While submitting a claim, consider the following:
Note: This is indicative and not an exhaustive list. This may vary as per the insurance company's claims procedural policy.
1. Notify the insurance company of any impending prosecution or FIR wherever applicable.
2. Provide intimation of accidents involving the drone to the appropriate authority at DGCA.
3. The drone operator must inform DGCA in the event of drone damage and/or it cannot be returned to its original condition. Following this, the UIN will be cancelled.
4. The operator should not try to repair or dismantle the drone without the permission of the insurer, unless it is needed in the interest of safety.
As the Civil Aviation Requirement 1.0- (Requirements for Operation of Civil Remotely Piloted Aircraft System (RPAS)- Section 17) mandates third party liability drone insurance, companies are focusing on developing unique and innovative solutions.
For example, last year, HDFC Ergo, India’s third-largest private sector general insurer tied up with Tropogo, India’s first drone marketplace, to provide commercial drone owners and operators third-party liability cover for property damages and physical injuries from drones. In an industry-first initiative, customers can get 'pay as you fly' insurance policy on-demand based on the number of hours they fly. Through TropoGo app, users can directly buy mandatory drone insurance as per their needs - 4 Hours, 1 Day, 1 year.

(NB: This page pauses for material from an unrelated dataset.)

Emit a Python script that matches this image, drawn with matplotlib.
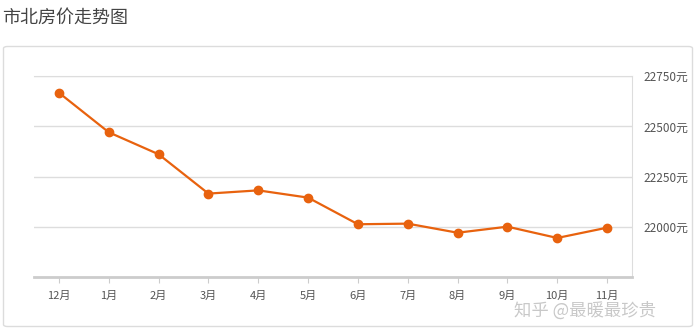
import matplotlib
matplotlib.use("Agg")
import matplotlib.pyplot as plt
from matplotlib.patches import FancyBboxPatch

plt.rcParams['font.family'] = ['Noto Sans CJK SC', 'DejaVu Sans']

# monthly prices (元)
months = ['12月', '1月', '2月', '3月', '4月', '5月', '6月', '7月', '8月', '9月', '10月', '11月']
prices = [22667, 22471, 22362, 22167, 22183, 22147, 22015, 22018, 21973, 22003, 21947, 21998]
yticks = [22000, 22250, 22500, 22750]

W, H = 697, 328
fig = plt.figure(figsize=(W / 100, H / 100), dpi=100)

# rounded frame around the chart
frame = FancyBboxPatch((3.5 / W, 1.5 / H), 689 / W, 280 / H,
                       boxstyle="round,pad=0,rounding_size=0.006",
                       transform=fig.transFigure, fill=False,
                       edgecolor='#dcdcdc', linewidth=1)
fig.patches.append(frame)

fig.text(2 / W, 1 - 18 / H, '市北房价走势图', fontsize=13, color='#444444',
         va='center', ha='left')

ax = fig.add_axes([34 / W, (H - 277.3) / H, (632 - 34) / W, (277.3 - 76) / H])
x = list(range(len(months)))
ax.plot(x, prices, color='#e8620e', linewidth=1.6, marker='o',
        markersize=6, markerfacecolor='#e8620e', markeredgecolor='#e8620e')

ax.set_xlim(-0.5, len(months) - 0.5)
ax.set_ylim(21752, 22750)
ax.set_xticks(x)
ax.set_xticklabels(months)
ax.set_yticks(yticks)
ax.set_yticklabels([f'{v}元' for v in yticks])
ax.yaxis.tick_right()
ax.tick_params(axis='y', length=0, pad=8, labelsize=8.5, labelcolor='#555555')
ax.tick_params(axis='x', length=4, width=0.8, color='#cccccc', pad=6,
               labelsize=8, labelcolor='#555555')
ax.grid(axis='y', color='#dddddd', linewidth=1)
ax.set_axisbelow(True)

ax.spines['left'].set_visible(False)
ax.spines['top'].set_color('#dddddd')
ax.spines['right'].set_color('#dddddd')
ax.spines['bottom'].set_color('#cccccc')
ax.spines['bottom'].set_linewidth(2)

# watermark, nudged below the month labels
fig.text(514 / W, 1 - 311 / H, '知乎 @最暖最珍贵', fontsize=12.5, color='#bbbbbb',
         alpha=0.8, va='center', ha='left')

fig.savefig('out.png', dpi=100)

National Insurance has recently rolled Beyond Visual Line of Sight (BVLOS) drone insurance. This insurance is exclusively designed for the group selected by the DGCA to conduct BVLOS test flights. This cover aims to safeguard the risk of any loss or damage to a third-party due to any accident during the test flights.
Amber Dubey, Joint Secretary, Ministry of Civil Aviation, envisions India to be the drone hub in future to embody the true spirit of Atma Nirbhar Bharat. For this to happen soon, drone companies should attain more scalability, which can come through a balanced approach towards demand, supply, regulations, and of course drone insurance for a holistic drone ecosystem.